Long lines curving around buildings, markers every six feet, one-way arrows painted on floors. These and other safety steps have become part of everyday life during the COVID-19 pandemic. While intended to keep us safe, such measures are designed for people who can see them.
Darran Zenger, MSW, is not one of those people. Zenger has Usher syndrome and describes his vision as "like looking through two straws, each smeared with Vaseline on the end."
He expertly navigates the world with the help of a white cane and his guide dog, Lou. He cooks, uses a smartphone, takes public transportation, and considers himself adaptable to just about any situation.
But social distancing, also called physical distancing, is presenting challenges never imagined by Zenger and others with visual impairments that cannot be corrected with standard eyeglasses, contact lenses, medication, or surgery.
"Social distancing obviously presents a radically different world for people with visual impairments," explains Lisa Ord, PhD, LCSW, director of the John A. Moran Eye Center Patient Support Program.
"Heightened tensions brought on by fear of the coronavirus make it more important than ever to be aware not everyone can see physical barriers or read signs," Ord says. "And public spaces with blocked-off chairs are confusing to guide dogs who may be getting mixed signals—their owners might say one thing, but the barrier prevents the guide dog from moving."
The Invisible Barriers of the Coronavirus Crisis
For Zenger, everyday shopping can be especially fraught with frustration.
"I shop with a sighted person," he says. "I also take my white cane, so it's a signal that I may not be able to tell exactly what's in front of me. My friend can tell me where the six-foot markers are, but what's hardest for me are the transparent barriers between the checkers and myself."
Card readers present another challenge.
"I like to enter my id on the card reader," he says. "But the first time I encountered a clear barrier, I didn't know it was there, or that the card reader was in a different position, or that the checker was wearing a mask, and that's why it was so hard to hear what she was saying when I kept touching the barrier. It turned into a really frustrating situation. If I'd been alone or with Lou, it would have been even worse."
Vision Loss Combined with Hearing Loss
Rob Morrow's vision is 20/300 in one eye and 20/400 in the other. (Vision of 20/200 is considered legally blind.) He has limited vision in some environments and no vision in bright sunlight. He is also profoundly deaf, and though a cochlear implant helps, he sometimes has trouble understanding words.

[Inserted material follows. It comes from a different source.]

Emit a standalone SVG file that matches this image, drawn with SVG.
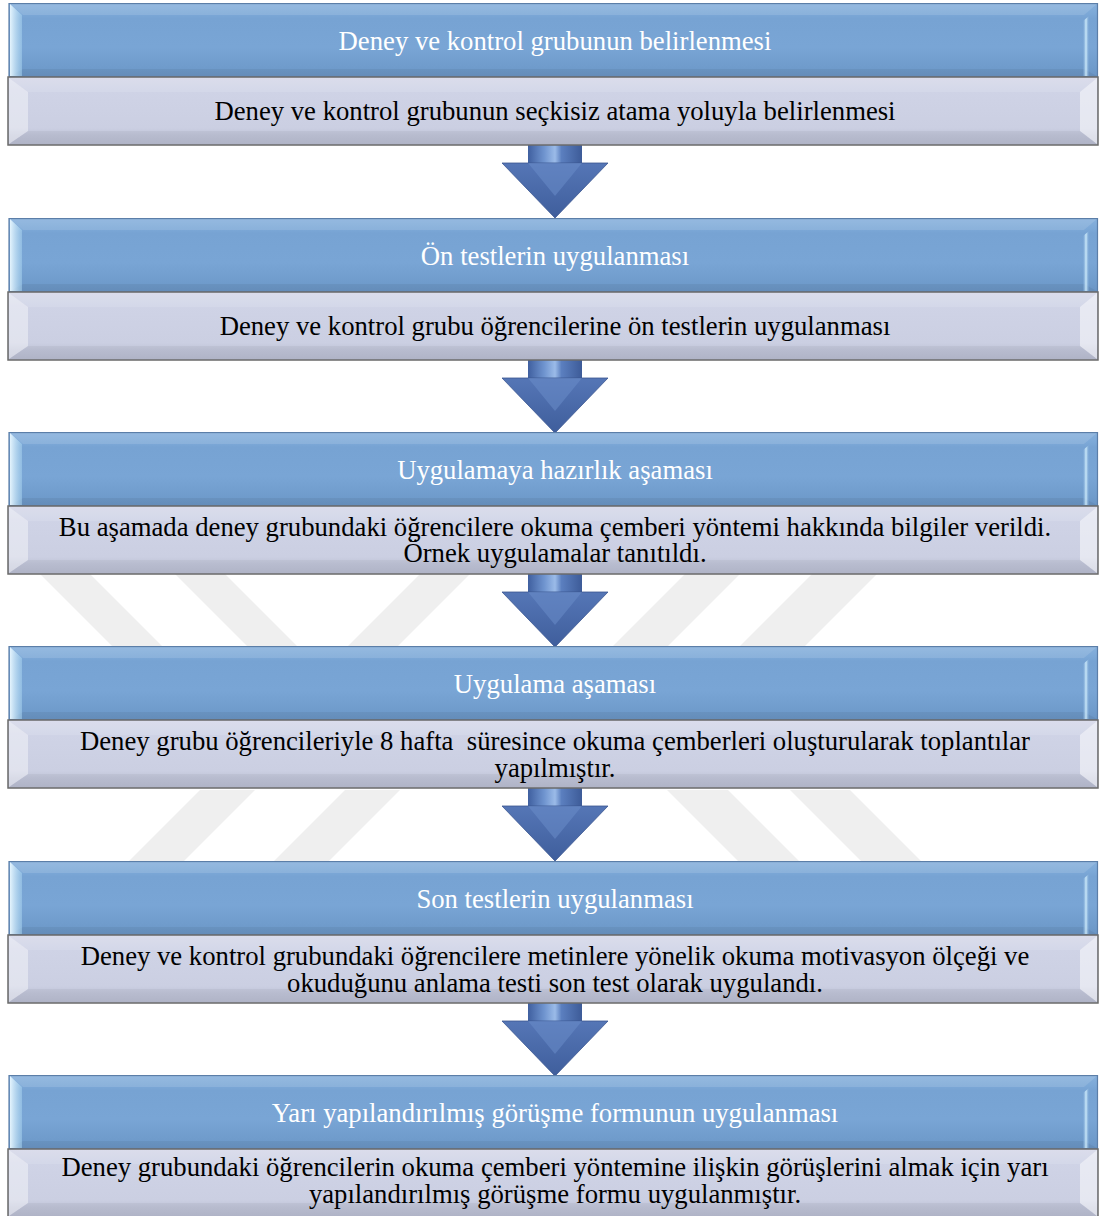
<svg xmlns="http://www.w3.org/2000/svg" width="1099" height="1216" viewBox="0 0 1099 1216">
<defs>
<linearGradient id="blueFill" x1="0" y1="0" x2="0" y2="1">
<stop offset="0" stop-color="#86b0dc"/>
<stop offset="0.14" stop-color="#7ca8d7"/>
<stop offset="0.2" stop-color="#77a3d3"/>
<stop offset="0.6" stop-color="#79a5d5"/>
<stop offset="0.88" stop-color="#6f9bcb"/>
<stop offset="1" stop-color="#6a94c4"/>
</linearGradient>
<linearGradient id="greyFill" x1="0" y1="0" x2="0" y2="1">
<stop offset="0" stop-color="#d6d9ea"/>
<stop offset="0.2" stop-color="#cfd3e6"/>
<stop offset="0.75" stop-color="#cbcfe2"/>
<stop offset="0.85" stop-color="#c0c4d8"/>
<stop offset="1" stop-color="#b7bbcf"/>
</linearGradient>
<linearGradient id="leftHi" x1="0" y1="0" x2="1" y2="0">
<stop offset="0" stop-color="#eaf8ff" stop-opacity="0.95"/>
<stop offset="1" stop-color="#a8d4f0" stop-opacity="0.5"/>
</linearGradient>
<linearGradient id="rightHi" x1="0" y1="0" x2="1" y2="0">
<stop offset="0" stop-color="#7aa6d6" stop-opacity="0.3"/>
<stop offset="0.5" stop-color="#d6f2ff" stop-opacity="0.9"/>
<stop offset="1" stop-color="#7aa6d6" stop-opacity="0.3"/>
</linearGradient>
<linearGradient id="shaft" x1="0" y1="0" x2="1" y2="0">
<stop offset="0" stop-color="#3f5f9f"/>
<stop offset="0.3" stop-color="#6f94cf"/>
<stop offset="0.5" stop-color="#9bbbe8"/>
<stop offset="0.62" stop-color="#5b7fbf"/>
<stop offset="1" stop-color="#3d5b98"/>
</linearGradient>
<linearGradient id="head" x1="0" y1="0" x2="0" y2="1">
<stop offset="0" stop-color="#5576b6"/>
<stop offset="1" stop-color="#3f5e9c"/>
</linearGradient>
<clipPath id="wmClip"><rect x="0" y="574" width="1099" height="287"/></clipPath>
<style>
.blue{fill:url(#blueFill);stroke:#5b7ea8;stroke-width:1.2}
.grey{fill:url(#greyFill);stroke:#6a6a6a;stroke-width:1.5}
.title{font-family:"Liberation Serif","Times New Roman",serif;font-size:26.7px;fill:#ffffff;text-anchor:middle}
.desc{font-family:"Liberation Serif","Times New Roman",serif;font-size:26.7px;fill:#000000;text-anchor:middle;white-space:pre}
.wm{fill:#efefef}
.arrowShaft{fill:url(#shaft)}
.arrowHead{fill:url(#head);stroke:#3a5690;stroke-width:0.8}
.arrowInner{fill:#6a8cc9;opacity:0.55}
</style>
</defs>
<rect width="1099" height="1216" fill="#ffffff"/>

<g id="watermark" clip-path="url(#wmClip)">
<polygon class="wm" points="40,574 90,574 247,731 197,731"/>
<polygon class="wm" points="175,574 225,574 382,731 332,731"/>
<polygon class="wm" points="420,574 470,574 313,731 263,731"/>
<polygon class="wm" points="685,574 740,574 583,731 528,731"/>
<polygon class="wm" points="812,574 877,574 720,731 655,731"/>
<polygon class="wm" points="200,790 255,790 184,861 129,861"/>
<polygon class="wm" points="345,790 400,790 329,861 274,861"/>
<polygon class="wm" points="667,790 728,790 799,861 738,861"/>
<polygon class="wm" points="790,790 850,790 921,861 861,861"/>
</g>

<g id="connectors">
<g id="arrow-1">
<rect class="arrowShaft" x="528" y="143" width="54" height="21"/>
<polygon class="arrowHead" points="502,163 608,163 555,218"/>
<polygon class="arrowInner" points="528,163 582,163 555,196"/>
</g>
<g id="arrow-2">
<rect class="arrowShaft" x="528" y="358" width="54" height="21"/>
<polygon class="arrowHead" points="502,378 608,378 555,433"/>
<polygon class="arrowInner" points="528,378 582,378 555,411"/>
</g>
<g id="arrow-3">
<rect class="arrowShaft" x="528" y="572" width="54" height="21"/>
<polygon class="arrowHead" points="502,592 608,592 555,647"/>
<polygon class="arrowInner" points="528,592 582,592 555,625"/>
</g>
<g id="arrow-4">
<rect class="arrowShaft" x="528" y="786" width="54" height="21"/>
<polygon class="arrowHead" points="502,806 608,806 555,861"/>
<polygon class="arrowInner" points="528,806 582,806 555,839"/>
</g>
<g id="arrow-5">
<rect class="arrowShaft" x="528" y="1001" width="54" height="21"/>
<polygon class="arrowHead" points="502,1021 608,1021 555,1076"/>
<polygon class="arrowInner" points="528,1021 582,1021 555,1054"/>
</g>
</g>

<defs>
<g id="blockShape">
<rect class="blue" x="9" y="0.6" width="1088.5" height="73.4"/>
<polygon points="10,1 1097,1 1084,12 23,12" fill="#ffffff" opacity="0.12"/>
<polygon points="10,73 1097,73 1084,66 23,66" fill="#000000" opacity="0.05"/>
<polygon points="10,1 22,12 22,73 10,73" fill="url(#leftHi)"/>
<polygon points="1083,18 1089,13 1089,73 1083,73" fill="url(#rightHi)"/>
<rect class="grey" x="8" y="74" width="1090" height="68"/>
<polygon points="9,75 28,89 28,128 9,141" fill="#ffffff" opacity="0.4"/>
<polygon points="1097,75 1080,89 1080,128 1097,141" fill="#ffffff" opacity="0.5"/>
<polygon points="9,75 1097,75 1080,89 28,89" fill="#ffffff" opacity="0.12"/>
<polygon points="9,141 1097,141 1080,128 28,128" fill="#000000" opacity="0.04"/>
</g>
</defs>

<g id="node-1" transform="translate(0,3)">
<use href="#blockShape"/>
<text class="title" x="555" y="47">Deney ve kontrol grubunun belirlenmesi</text>
<text class="desc" x="555" y="117">Deney ve kontrol grubunun seçkisiz atama yoluyla belirlenmesi</text>
</g>

<g id="node-2" transform="translate(0,218)">
<use href="#blockShape"/>
<text class="title" x="555" y="47">Ön testlerin uygulanması</text>
<text class="desc" x="555" y="117">Deney ve kontrol grubu öğrencilerine ön testlerin uygulanması</text>
</g>

<g id="node-3" transform="translate(0,432)">
<use href="#blockShape"/>
<text class="title" x="555" y="47">Uygulamaya hazırlık aşaması</text>
<text class="desc" x="555" y="104">Bu aşamada deney grubundaki öğrencilere okuma çemberi yöntemi hakkında bilgiler verildi.</text>
<text class="desc" x="555" y="130">Örnek uygulamalar tanıtıldı.</text>
</g>

<g id="node-4" transform="translate(0,646)">
<use href="#blockShape"/>
<text class="title" x="555" y="47">Uygulama aşaması</text>
<text class="desc" x="555" y="104">Deney grubu öğrencileriyle 8 hafta  süresince okuma çemberleri oluşturularak toplantılar</text>
<text class="desc" x="555" y="131">yapılmıştır.</text>
</g>

<g id="node-5" transform="translate(0,861)">
<use href="#blockShape"/>
<text class="title" x="555" y="47">Son testlerin uygulanması</text>
<text class="desc" x="555" y="104">Deney ve kontrol grubundaki öğrencilere metinlere yönelik okuma motivasyon ölçeği ve</text>
<text class="desc" x="555" y="131">okuduğunu anlama testi son test olarak uygulandı.</text>
</g>

<g id="node-6" transform="translate(0,1075)">
<use href="#blockShape"/>
<text class="title" x="555" y="47">Yarı yapılandırılmış görüşme formunun uygulanması</text>
<text class="desc" x="555" y="101">Deney grubundaki öğrencilerin okuma çemberi yöntemine ilişkin görüşlerini almak için yarı</text>
<text class="desc" x="555" y="128">yapılandırılmış görüşme formu uygulanmıştır.</text>
</g>
</svg>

"My first outing after the coronavirus struck was to a busy Starbucks," he says. "At the time, I was completely unaware of the required social distancing. I normally have a difficult time standing in line because it's hard to determine where others might be in relation to me. I ended up getting too close to someone, and he yelled at me. Because of all the background noise, I couldn't understand what he was saying, so I moved closer, and then he got louder and actually pushed me away. I finally understood what he was saying, but I was so embarrassed I left."
Morrow shops alone and has encountered many challenges, from maintaining distance and navigating the invisible barriers to accidentally learning it was no longer OK to bring personal shopping bags.
"I don't have family or friends to help me understand all the changes and new requirements, so it's taken me weeks and several hard experiences to figure it out," he says. "My anxiety level increases before I even venture out."
How You Can Help
Ord has heard from many of her patients that they are feeling especially isolated.
"They may be experiencing depression and the ongoing frustrations of shopping, so if you know someone who could use help, don't hesitate to reach out," she says.
If you see a visually impaired person who might be confused by social distancing—and by the added challenge of hearing people talk through their masks, Ord offers the following tips:
- If someone with a white cane or a guide dog seems to be confused or struggling, please don't touch that person or grab an elbow. Just speak up and ask if you can help.
- Describe the surroundings. If you're waiting in a line, you can tell the person when the line is moving and verbally guide them to the next marker.
- Describe any barriers—what and where they are—with as much precision as possible. For instance, instead of "over there, to your left," say "two feet to your left."
- If the person is looking for an empty chair in a waiting area, tell them where it is.
- Are there written signs with policies or directions posted? Let the person know and read the sign to them.
- Remember that masks muffle voices, so speak clearly and slowly, but don't raise your voice unless necessary because of background noise.
- If you're getting on an elevator and there's a passenger limit, let the person know how many people are allowed and if it's OK to enter.
About Moran's Patient Support Program
Moran's Patient Support Program offers a variety of professionally moderated support groups and vision rehabilitation services to help patients of all ages, families, and caregivers find ways to understand, accept, and move past the limitations of vision loss.
Although Moran's in-person support groups have been suspended temporarily because of COVID-19, a comprehensive, one-hour "Orientation to Vision Loss" seminar is available online. The seminar is open to everyone—including friends and family of those adjusting to vision loss.